== To do ==
Reproduce from the records below, with no pictures, exactly the lines between the one containing "Generate a Python" and the one containing "import math", inclusive.

== Data in this exercise ==
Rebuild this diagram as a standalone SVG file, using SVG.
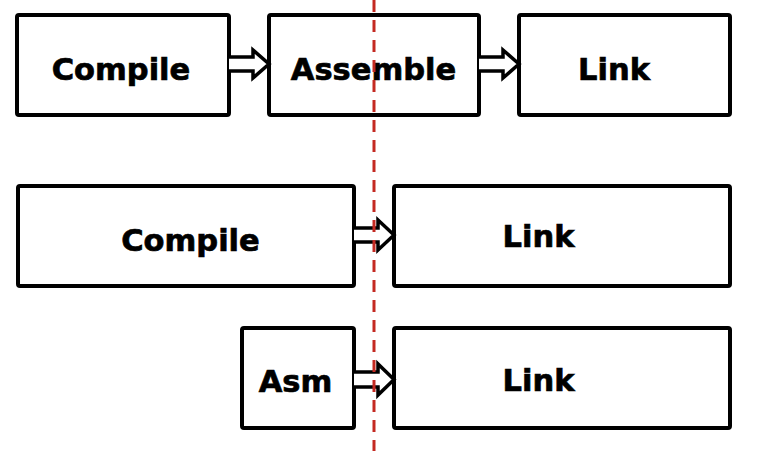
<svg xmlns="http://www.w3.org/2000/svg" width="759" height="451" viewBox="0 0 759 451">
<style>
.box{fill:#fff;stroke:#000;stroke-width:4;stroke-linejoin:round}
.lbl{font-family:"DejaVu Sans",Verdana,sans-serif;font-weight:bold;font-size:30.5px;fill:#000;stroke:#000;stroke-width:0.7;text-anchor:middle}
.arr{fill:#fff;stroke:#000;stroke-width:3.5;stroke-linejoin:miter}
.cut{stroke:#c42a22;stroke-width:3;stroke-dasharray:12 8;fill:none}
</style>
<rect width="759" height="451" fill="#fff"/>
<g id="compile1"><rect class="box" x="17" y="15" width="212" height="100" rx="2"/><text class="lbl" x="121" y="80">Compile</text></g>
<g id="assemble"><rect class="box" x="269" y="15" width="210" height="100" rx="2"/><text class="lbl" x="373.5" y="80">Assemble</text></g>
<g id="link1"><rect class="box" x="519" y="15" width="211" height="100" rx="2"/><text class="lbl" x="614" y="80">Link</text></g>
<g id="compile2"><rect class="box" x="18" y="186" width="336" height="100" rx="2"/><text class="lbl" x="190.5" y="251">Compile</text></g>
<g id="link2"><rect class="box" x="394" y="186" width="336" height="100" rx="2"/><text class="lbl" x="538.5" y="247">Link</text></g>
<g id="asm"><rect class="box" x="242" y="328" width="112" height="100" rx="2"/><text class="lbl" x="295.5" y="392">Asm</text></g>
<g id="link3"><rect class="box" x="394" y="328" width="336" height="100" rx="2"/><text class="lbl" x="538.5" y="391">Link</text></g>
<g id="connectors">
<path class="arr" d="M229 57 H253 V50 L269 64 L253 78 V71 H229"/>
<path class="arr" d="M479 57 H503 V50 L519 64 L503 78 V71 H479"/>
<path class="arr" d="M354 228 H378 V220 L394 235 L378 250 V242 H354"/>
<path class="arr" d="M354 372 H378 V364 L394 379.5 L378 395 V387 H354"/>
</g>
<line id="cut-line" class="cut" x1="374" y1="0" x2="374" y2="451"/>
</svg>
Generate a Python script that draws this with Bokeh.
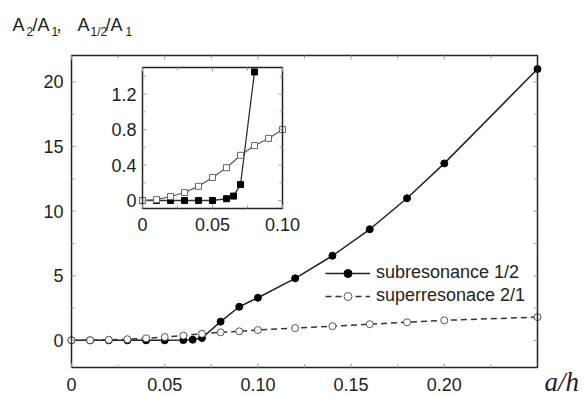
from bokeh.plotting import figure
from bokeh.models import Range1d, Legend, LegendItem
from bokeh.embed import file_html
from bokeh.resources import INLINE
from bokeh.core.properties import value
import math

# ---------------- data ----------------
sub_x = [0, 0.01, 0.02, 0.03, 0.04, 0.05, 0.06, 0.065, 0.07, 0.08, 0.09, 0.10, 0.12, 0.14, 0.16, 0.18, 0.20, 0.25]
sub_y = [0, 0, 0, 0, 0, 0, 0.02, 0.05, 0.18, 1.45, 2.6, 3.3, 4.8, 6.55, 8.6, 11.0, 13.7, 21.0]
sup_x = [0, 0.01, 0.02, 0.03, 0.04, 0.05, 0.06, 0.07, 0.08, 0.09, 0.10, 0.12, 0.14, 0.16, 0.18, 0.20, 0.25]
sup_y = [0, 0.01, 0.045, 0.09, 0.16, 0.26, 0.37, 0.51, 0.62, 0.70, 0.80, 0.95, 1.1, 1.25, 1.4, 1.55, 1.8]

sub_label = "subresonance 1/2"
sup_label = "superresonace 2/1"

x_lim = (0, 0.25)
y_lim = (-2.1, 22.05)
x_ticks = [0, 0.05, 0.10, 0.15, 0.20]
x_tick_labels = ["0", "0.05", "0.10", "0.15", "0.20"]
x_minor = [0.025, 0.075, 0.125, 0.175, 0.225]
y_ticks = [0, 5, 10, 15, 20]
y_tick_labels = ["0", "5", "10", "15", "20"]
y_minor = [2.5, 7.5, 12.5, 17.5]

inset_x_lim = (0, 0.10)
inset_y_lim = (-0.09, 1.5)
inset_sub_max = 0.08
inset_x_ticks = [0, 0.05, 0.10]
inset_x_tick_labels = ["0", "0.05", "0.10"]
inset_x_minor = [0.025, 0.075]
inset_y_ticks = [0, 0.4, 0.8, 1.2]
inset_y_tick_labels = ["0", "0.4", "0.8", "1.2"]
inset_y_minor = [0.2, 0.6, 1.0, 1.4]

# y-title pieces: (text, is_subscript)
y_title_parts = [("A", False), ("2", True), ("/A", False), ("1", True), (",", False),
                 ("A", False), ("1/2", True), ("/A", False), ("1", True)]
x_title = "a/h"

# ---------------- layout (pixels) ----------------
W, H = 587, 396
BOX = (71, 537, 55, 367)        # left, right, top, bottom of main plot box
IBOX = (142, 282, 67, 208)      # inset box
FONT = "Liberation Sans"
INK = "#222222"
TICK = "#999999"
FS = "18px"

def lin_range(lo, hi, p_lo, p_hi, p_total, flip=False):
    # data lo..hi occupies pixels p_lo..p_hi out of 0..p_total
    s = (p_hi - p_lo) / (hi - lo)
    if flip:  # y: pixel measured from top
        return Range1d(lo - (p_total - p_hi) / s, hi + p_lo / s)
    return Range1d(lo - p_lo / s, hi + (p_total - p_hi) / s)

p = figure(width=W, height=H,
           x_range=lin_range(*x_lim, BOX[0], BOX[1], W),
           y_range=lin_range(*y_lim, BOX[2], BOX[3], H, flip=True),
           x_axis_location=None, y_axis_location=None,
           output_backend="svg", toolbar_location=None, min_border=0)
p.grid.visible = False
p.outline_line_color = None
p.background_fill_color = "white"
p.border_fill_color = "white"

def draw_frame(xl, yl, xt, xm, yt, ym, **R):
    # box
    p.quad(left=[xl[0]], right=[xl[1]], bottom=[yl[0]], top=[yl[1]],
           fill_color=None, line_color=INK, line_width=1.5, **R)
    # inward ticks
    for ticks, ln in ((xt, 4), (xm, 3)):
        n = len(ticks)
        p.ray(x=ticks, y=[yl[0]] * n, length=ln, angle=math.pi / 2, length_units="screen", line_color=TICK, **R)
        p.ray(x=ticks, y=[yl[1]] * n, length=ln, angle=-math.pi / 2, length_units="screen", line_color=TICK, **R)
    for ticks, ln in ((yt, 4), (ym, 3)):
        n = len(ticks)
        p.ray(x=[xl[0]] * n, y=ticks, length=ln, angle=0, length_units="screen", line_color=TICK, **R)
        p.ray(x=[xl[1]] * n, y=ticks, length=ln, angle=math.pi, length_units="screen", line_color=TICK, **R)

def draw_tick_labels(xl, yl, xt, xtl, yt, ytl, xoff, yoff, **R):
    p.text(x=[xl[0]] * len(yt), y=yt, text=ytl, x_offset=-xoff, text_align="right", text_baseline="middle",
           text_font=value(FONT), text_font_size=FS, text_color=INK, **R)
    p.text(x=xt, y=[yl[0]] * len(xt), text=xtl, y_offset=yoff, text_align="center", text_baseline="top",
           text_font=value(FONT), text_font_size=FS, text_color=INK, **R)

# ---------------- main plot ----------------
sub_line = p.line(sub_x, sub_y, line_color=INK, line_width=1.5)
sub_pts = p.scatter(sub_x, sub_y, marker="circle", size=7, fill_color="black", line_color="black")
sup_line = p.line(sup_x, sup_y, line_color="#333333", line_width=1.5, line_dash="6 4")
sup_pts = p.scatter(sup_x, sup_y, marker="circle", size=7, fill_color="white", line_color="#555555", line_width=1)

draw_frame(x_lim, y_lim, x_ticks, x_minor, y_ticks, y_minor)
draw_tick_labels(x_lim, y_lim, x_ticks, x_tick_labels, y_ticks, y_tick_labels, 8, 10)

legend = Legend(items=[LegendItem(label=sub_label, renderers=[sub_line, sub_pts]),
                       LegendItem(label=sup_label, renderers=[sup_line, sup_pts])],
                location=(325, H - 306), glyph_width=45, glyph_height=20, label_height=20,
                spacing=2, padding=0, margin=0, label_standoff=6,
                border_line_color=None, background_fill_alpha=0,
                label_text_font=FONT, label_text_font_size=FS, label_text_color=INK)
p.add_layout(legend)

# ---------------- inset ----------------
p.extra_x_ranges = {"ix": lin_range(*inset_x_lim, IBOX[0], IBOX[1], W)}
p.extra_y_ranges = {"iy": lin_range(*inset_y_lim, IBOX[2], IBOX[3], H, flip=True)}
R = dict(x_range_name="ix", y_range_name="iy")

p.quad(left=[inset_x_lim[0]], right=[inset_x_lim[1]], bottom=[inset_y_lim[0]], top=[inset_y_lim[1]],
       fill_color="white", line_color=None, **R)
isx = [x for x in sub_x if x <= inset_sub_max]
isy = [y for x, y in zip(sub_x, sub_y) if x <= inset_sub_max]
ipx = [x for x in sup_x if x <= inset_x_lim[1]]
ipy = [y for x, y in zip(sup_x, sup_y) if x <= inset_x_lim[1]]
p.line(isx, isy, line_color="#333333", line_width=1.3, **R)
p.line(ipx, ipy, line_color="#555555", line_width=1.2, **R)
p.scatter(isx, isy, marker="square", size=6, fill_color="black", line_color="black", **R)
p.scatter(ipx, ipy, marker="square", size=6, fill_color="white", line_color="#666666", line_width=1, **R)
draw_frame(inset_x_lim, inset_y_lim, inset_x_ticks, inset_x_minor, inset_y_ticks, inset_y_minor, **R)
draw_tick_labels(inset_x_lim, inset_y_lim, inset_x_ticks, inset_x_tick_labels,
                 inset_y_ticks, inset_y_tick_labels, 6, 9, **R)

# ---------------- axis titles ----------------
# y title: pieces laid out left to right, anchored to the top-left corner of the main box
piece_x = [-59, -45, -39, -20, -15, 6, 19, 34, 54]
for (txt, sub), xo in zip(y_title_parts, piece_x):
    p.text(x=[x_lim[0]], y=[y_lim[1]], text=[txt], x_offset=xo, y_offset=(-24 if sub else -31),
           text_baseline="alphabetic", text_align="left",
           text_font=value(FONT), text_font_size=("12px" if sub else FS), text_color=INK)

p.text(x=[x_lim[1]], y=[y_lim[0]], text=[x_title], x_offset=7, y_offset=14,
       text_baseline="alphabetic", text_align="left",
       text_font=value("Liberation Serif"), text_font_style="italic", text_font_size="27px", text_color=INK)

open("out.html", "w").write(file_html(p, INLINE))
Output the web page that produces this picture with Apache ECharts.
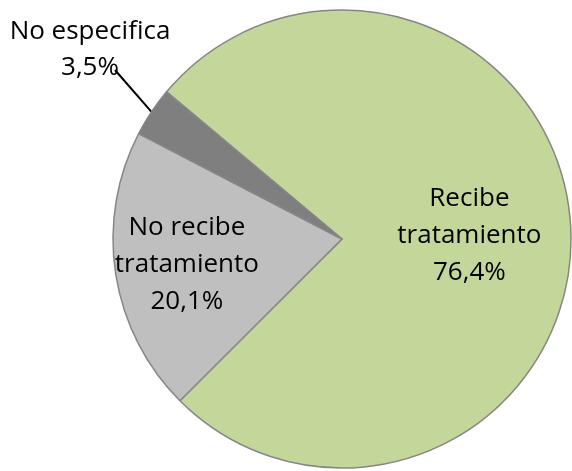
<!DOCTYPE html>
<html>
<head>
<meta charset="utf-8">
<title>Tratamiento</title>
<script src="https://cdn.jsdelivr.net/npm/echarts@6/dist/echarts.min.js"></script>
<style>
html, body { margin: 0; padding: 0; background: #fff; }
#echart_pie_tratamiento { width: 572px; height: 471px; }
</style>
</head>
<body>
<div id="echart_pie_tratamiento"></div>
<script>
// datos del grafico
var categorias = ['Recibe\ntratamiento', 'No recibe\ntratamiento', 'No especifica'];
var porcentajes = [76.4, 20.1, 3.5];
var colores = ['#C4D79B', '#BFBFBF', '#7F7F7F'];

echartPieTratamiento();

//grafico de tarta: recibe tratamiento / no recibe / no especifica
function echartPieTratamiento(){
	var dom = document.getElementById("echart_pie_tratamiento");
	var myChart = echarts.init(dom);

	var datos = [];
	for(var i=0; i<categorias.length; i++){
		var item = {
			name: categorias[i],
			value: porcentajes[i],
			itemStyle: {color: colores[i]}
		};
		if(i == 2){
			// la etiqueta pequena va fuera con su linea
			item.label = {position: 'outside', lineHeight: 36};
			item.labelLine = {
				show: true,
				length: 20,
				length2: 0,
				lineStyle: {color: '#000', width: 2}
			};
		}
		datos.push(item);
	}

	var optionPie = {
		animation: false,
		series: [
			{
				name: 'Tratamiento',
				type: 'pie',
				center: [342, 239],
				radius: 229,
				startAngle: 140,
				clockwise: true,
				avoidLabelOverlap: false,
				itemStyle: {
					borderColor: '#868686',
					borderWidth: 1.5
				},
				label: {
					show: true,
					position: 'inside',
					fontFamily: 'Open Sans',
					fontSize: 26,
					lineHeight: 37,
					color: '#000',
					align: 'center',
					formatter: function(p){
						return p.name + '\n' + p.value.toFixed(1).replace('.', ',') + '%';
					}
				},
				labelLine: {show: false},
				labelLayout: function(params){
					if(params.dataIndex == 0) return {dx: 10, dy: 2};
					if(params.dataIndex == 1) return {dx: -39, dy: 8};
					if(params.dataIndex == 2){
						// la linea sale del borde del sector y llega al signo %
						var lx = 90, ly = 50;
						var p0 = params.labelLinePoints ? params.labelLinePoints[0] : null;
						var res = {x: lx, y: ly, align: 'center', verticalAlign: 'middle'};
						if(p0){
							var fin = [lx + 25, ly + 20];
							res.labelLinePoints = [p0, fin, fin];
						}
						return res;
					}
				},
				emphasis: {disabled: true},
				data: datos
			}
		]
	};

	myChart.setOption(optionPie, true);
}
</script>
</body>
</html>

== Problem solution ==
Generate a Python script that draws this with Bokeh.
from bokeh.plotting import figure
from bokeh.models import Range1d, Legend, LegendItem
from bokeh.embed import file_html
from bokeh.resources import INLINE
from bokeh.core.properties import value
import math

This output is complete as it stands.